'At her best, Richards displays an admirable tendency to underplay her hand...'
THE PIOUS ROBBER | NATIONAL POST
The cover images on The Pious Robber, Harriet Richards’ third book of fiction, and The Modern World (Oberon Press, 112 pp; $19.95), Cassie Beecham’s debut, are strikingly similar. The former is a photograph and the latter a painting, but both employ muted colour schemes of sickly browns, greens, and yellows, and feature a woman, seated alone and looking away. Both evoke stasis and contemplation, appearing at once recondite and sober. But the quietude and classicism of the images belie the raw emotion and creeping unease that pervade the work of both authors.
The sombre presentation is arguably more appropriate in Richards’ case: The eight stories in The Pious Robber are serious in tone and subject, and written in a style that marries precise language to occasional flourishes of lyricism. Innocence and experience are Richards’ twin subjects; the distance she examines is that between the naivety of childhood and the relative understanding of adulthood, but she is equally adept at dramatizing the ways in which grown women remain blind to their circumstances until life forces the scales to fall from their eyes.
In “Tangible Reminders,” for example, Alicia is clearing out the remnants of her life together with Neville, who had been carrying on an affair with a “simpering retro-dressing, pre-Raphaelite-ish, dyed-auburn-haired, underweight girl” half his age. Alicia has smelled Neville’s lover on his clothes and skin, but her suspicions are not confirmed until she stumbles across the unlikely couple huddled together in a food court. The moment is typical of Richards’ strengths. Although Alicia insists the encounter is “not a scene of fine drama, one that might have purged [her] disgust and rage,” the author cannily uses the quotidian setting and mundane circumstances to increase the tension. When Neville’s young paramour acknowledges Alicia’s infertility by referring to “the, um, no baby thing,” the older woman’s whispered response — “Are you out of your f—ing mind?” — carries markedly greater impact than a retreat into overheated histrionics ever could.
At her best, Richards displays an admirable tendency to underplay her hand, resulting in an increased emotional payoff for the reader. The stories falter when the author abandons this instinct and gives in to the temptation to provide too much in the way of description or information. In “Tangible Reminders,” Richards writes, “The room came into soft focus under the faint illumination of street lights forced through venetian blinds. She shivered under the too-thin comforter, provoking an agonizing charley horse in her right calf.” The pile-up of adjectives in these sentences is de trop, and is it really necessary to emphasize for a reader that a charley horse is painful?
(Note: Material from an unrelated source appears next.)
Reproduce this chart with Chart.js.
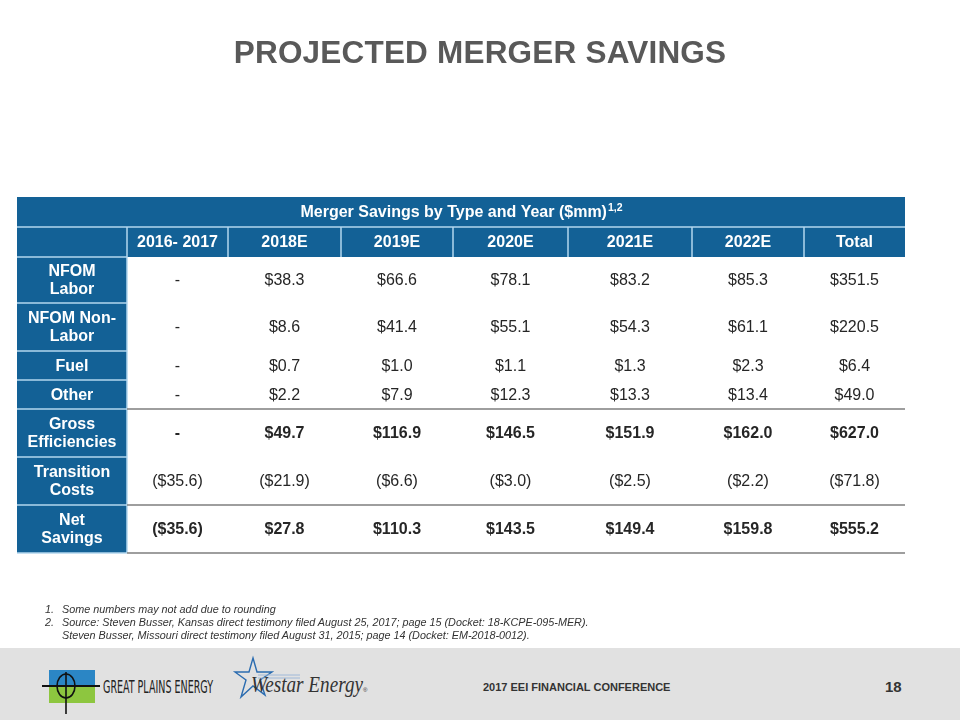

The impulse to provide too much, like a zealous dinner host forcing food on her already-stuffed guests, is most pronounced in “A Great Wrong” and the collection’s title story, both of which end on notes that are overly explicit. In the first case, 15-year-old Ava is raped by her malcontent boyfriend, who subsequently goes missing. This story exemplifies Richards’ deft use of point-of-view, when the third-person limited perspective shifts midway from that of Ava and her brothers to a sympathetic police officer investigating the young delinquent’s disappearance. A transition that would seem jarring in lesser hands is effected here with great grace and fluidity.
However, the letter that Ava, now in her 60s, sends to the retired policeman at the story’s close, detailing what happened to her assailant, is an ineffective means of exposition, and provides specifics about matters that would have been better left implied. Similarly, the final scenes in “The Pious Robber,” a story about two young rural girls who befriend a drifter with a shadowy past, become too clear about the man’s history and crimes, paradoxically denuding the sense of creeping discomfort that has been building throughout the story. In fiction, as in life, things are much more disconcerting if they are not allowed definitive resolutions.